What's that were you saying, fatso?
And now about the diet, which is possibly as off-topic as it's possible to get for a photography site. But hey, as I sometimes say, whatever else this may be, it's still my blog. So here goes. Here's the shock about my diet: I actually like it. Really. It's a good way to eat, for me. I started in with stern ambitions to be wholly compliant with the official scheme, but of course (me being me) it wasn't ten days before I had modified the plan to suit myself. The straight Optifast plan is that you get six "shakes" a day, spaced two or three hours apart, and they replace all your meals. On my renegade, modified plan, I've been drinking four shakes (9 a.m., noon, 3 p.m, and 9 p.m.) and eating one 700 to 1000 calorie meal (at 6 p.m.).
I'm strict about the meal. I count calories fastidiously, and stick to healthy foods.
The weird thing is that this works for me, just as a normal way of eating. It suits me. The shakes are fast and easy to consume during the day, when I'm working and wouldn't normally want to eat anyway. They don't interrupt work. And by eating one planned, calorie-restricted meal a day, I'm actually enjoying my food much more than I used to. It turns out you can eat a really formidably huge dinner for 800 calories if you just eat actual food and forego things like butter and mayo and oil and anything cooked in grease.
...But the sweet tooth has long been my Achilles' heel. For desserts, I've been using "Mousse Temptations" by Jell-O or a cup of vanilla Activia yogurt. The former especially, but both to some degree, are what Michael Pollan* calls "foodlike substances." In the case of the Jell-O concoctions, one is nice but it's not even tempting to have two—they're so devoid of any nutritive value or anything actually gratifying to your body that there's really nothing there to crave; it's just a little sweetish palliative for the tongue after a solid meal.
By the way, I think we should now consider the American food supply officially unsafe. It is so packaged and processed, so larded with chemicals and not only sugar, fat and starch but sugar-like, fat-like and starch-like substitutes, so severely adulterated, that much of it really doesn't qualify as "food" at all—it's just a neverending avalanche of glutinous foodlike material we can eat as if it were food, material cannily designed to appeal to our palates and to make our bodies crave more. They could throw away 70% of the crap in our grocery stores and not get rid of anything we need. And they're madly lacing pretty much the entire food supply with sucralose before adequate studies have even been conducted. (But it should be safe. Can you say "asbestos," or "margarine"?)
I'm seriously considering a photo project on all the weird places you can buy unhealthy crap to stuff your face with in America—there is a candy aisle at the office supply store, fer chrissakes. This has gotten out of hand.
At any rate, I'm shooting for 205. Thirty down, thirty to go. I'm not under any illusion that the second thirty are going to be anywhere nearly as easy as the first, so wish me luck. Although so far I'm not complaining; so far so good.
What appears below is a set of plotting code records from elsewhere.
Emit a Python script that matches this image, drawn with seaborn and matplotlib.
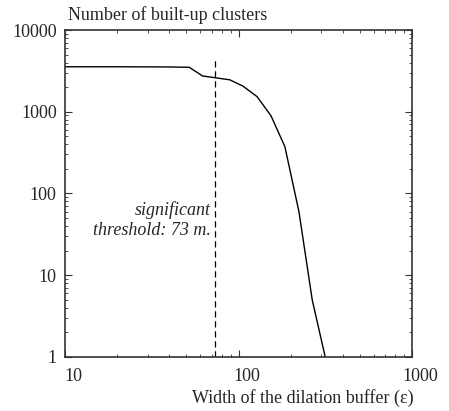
import numpy as np
import pandas as pd
import matplotlib
matplotlib.use("Agg")
import matplotlib.pyplot as plt
import matplotlib.transforms as mtransforms
import seaborn as sns

# width of the dilation buffer (m) and number of clusters
buffer_width = [10, 20, 30, 40, 52, 62, 73, 89, 106, 128, 154, 185, 223, 266, 316]
n_clusters = [3550, 3550, 3540, 3530, 3500, 2740, 2610, 2460, 2060, 1530, 890, 375, 60, 5, 1]

threshold = 73
threshold_top = 4300

df = pd.DataFrame({"width": buffer_width, "clusters": n_clusters})

sns.set_style("ticks")
plt.rcParams["font.family"] = ["Liberation Serif", "DejaVu Serif"]
plt.rcParams["xtick.direction"] = "in"
plt.rcParams["ytick.direction"] = "in"

fs = 13

fig = plt.figure(figsize=(4.49, 4.11), dpi=100)
ax = fig.add_axes([0.1448, 0.1314, 0.7728, 0.7956])

sns.lineplot(data=df, x="width", y="clusters", ax=ax, color="black", linewidth=1.0)
ax.plot([threshold, threshold], [1, threshold_top], color="black", linewidth=0.9,
        linestyle=(0, (5, 3)))

ax.set_xscale("log")
ax.set_yscale("log")
ax.set_xlim(10, 1000)
ax.set_ylim(1, 10000)
ax.set_xticks([10, 100, 1000])
ax.set_xticklabels(["10", "100", "1000"])
ax.set_yticks([1, 10, 100, 1000, 10000])
ax.set_yticklabels(["1", "10", "100", "1000", "10000"])
ax.tick_params(which="both", top=True, right=True, labelsize=fs, color="#333333")
ax.tick_params(which="major", length=5)
ax.tick_params(axis="x", which="major", pad=8)
ax.tick_params(axis="y", which="major", pad=6)
ax.tick_params(which="minor", length=2.5)
for s in ax.spines.values():
    s.set_linewidth(1.2)
    s.set_color("#333333")

# tick labels on the x axis sit a little to the right of their ticks
shift = mtransforms.ScaledTranslation(8 / 100, 0, fig.dpi_scale_trans)
for lab in ax.get_xticklabels():
    lab.set_transform(lab.get_transform() + shift)

ax.set_xlabel("")
ax.set_ylabel("")
fig.text(0.152, 0.963, "Number of built-up clusters", fontsize=fs, va="center", ha="left")
fig.text(0.922, 0.032, "Width of the dilation buffer (\u03b5)", fontsize=fs, va="center", ha="right")

ax.text(69, 63, "significant", fontsize=fs, style="italic", ha="right", va="center")
ax.text(69, 35, "threshold: 73 m.", fontsize=fs, style="italic", ha="right", va="center")

fig.savefig("out.png", dpi=100)
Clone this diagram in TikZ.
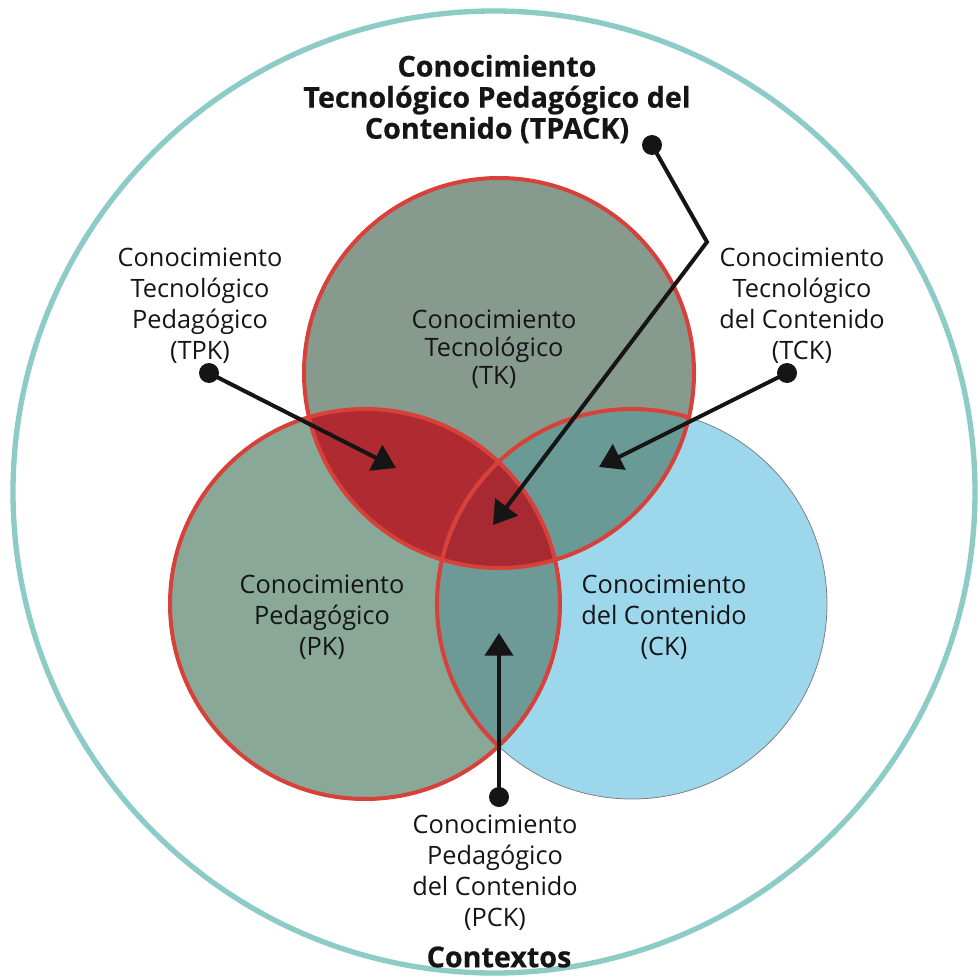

Back to the spreadsheets. I do hope to actually write a little more later today...about photography, even!
Like a guy like me would have time for a thing like that.
Mike
"Open Mike," an off-topic ramble, appears irregularly on TOP but only on Sundays.
*Seriously, if you have not read The Omnivore's Dilemma: A Natural History of Four Meals yet, you really must. One of my favorite non-fiction books of recent years, hugely informative, endlessly interesting, and a delight to read.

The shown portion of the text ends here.